通讯技术-DataEngineeringNanodegree-Capstone-Project-PROSAGA-码农传奇

Introduction

In this Capstone project, I wanted to perform an ETL process on a dataset of my choosing and I chose to work with some historical cryptocurrency data for Litecoin(LTC) and Ethereum(ETH). I wanted to create a ETL pipeline that would also include some basic machine learning implementations using linear regression and decision tree models to predict future closing prices.
The pipeline will extract csv and json data from an S3 bucket and will perform data cleaning tasks and implement the ML models and save the results into a new table.

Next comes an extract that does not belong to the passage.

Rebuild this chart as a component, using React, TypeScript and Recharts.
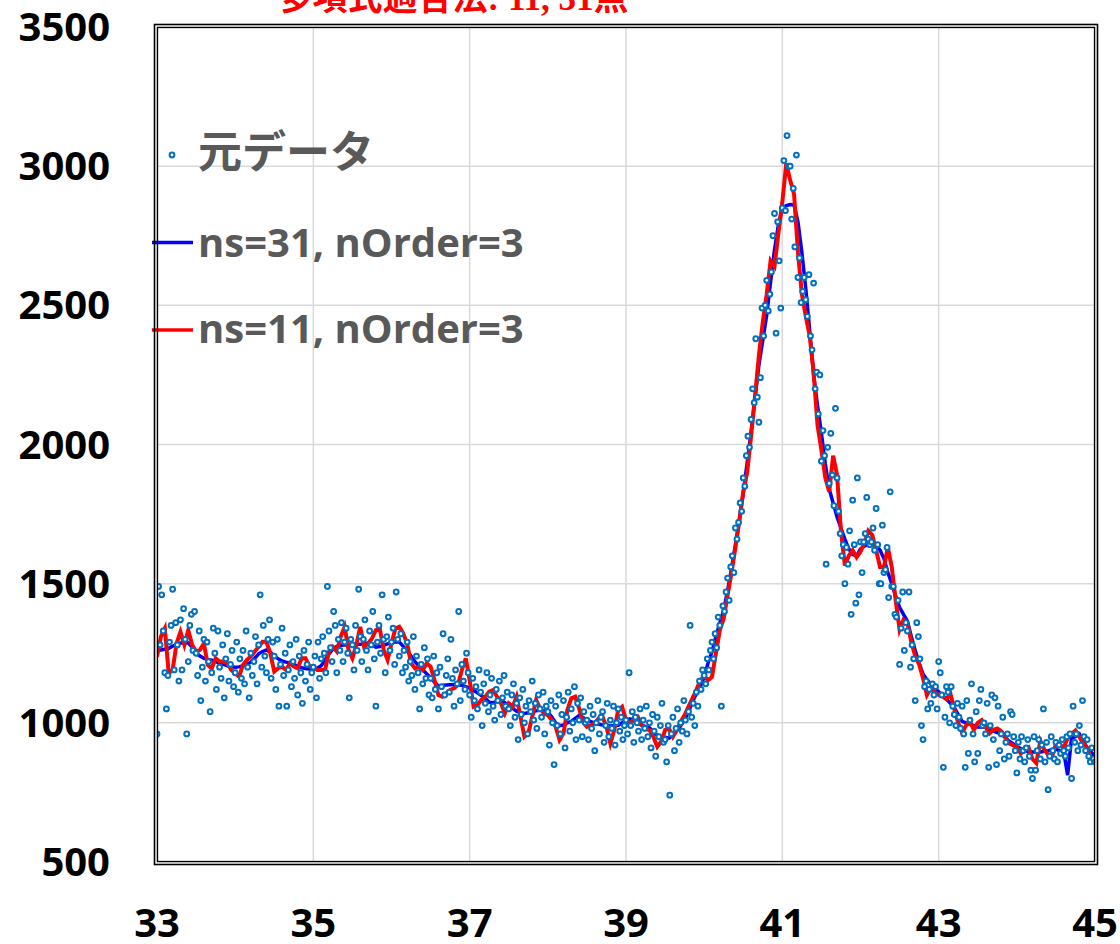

Then the tables are written to another S3 bucket in parquet format, for analytical use.

Data Source

https://www.kaggle.com/tencars/392-crypto-currency-pairs-at-minute-resolution

Tools

AWS S3, PySpark, AWS EMR, Jupyter Notebook

Data

LTC Dataset

LTC data shape (1663435, 6)

columns= ‘time’,’open’,’close’,’high’,’low’,’volume’

values= ‘1368976980000’,’3.1491’,’3.1491’,’3.1491’,’3.1491’,’10.000000’

Definitions=
‘time’= Timestamp of trades made, represented as Epoch
‘open’= cryptocurrency price at day open
‘high’= price max for the day or highest value of currency for the day
‘low’= price min for the day or lowest value of currency for the day
‘volume’= Size or volume of trades per timestamp

ETH Dataset

columns= ‘time’,’open’,’close’,’high’,’low’,’volume’

values= {‘time’: 1595809620000, ‘open’: 312.89333, ‘close’:…}

Implementation

Create AWS account and obtain credentials for dl.cfg file
Open terminal and execute LTC_ETL.py for Litecoin(LTC) or ETH_ETL.py for Ethereum(ETH)
Alternatively you can run through the Jupyter notebook

Future Scenarios and Update

Data Updates

For this project I used a batch approach and in the future, this data would ideally be set up for streaming and real time live predictions of cryptocurrency prices.

Data Size

If the data size was increased by a 100x, ideally we would make some changes to architecture and would have different tools and options available but in regards to scaling up I think AWS EMR is a fantastic option and really allows for more customization for you Spark clusters. However if we were setting up live data streaming, I believe looking at Redshift would make sense, as you can have a cluster running 24/7, where as with EMR is ideal if you dont need to run your cluster 24/7.

Daily Run

For scheduling a daily run of the ETL pipeline, using Airflow would be a must. Would need to set up DAG’s and adjust python scripts to implement running the pipeline daily. Would not suggest running through a notebook environment for actual implementation.

Access

If the database needed to be accessed by 100+ people, it would not really pose a major issue at all. The AWS access protocols would need to be followd for the larger user scale. S3 access, IAM Users and cluster access would need to be assessed and making sure the appropriate user has the appropriate access.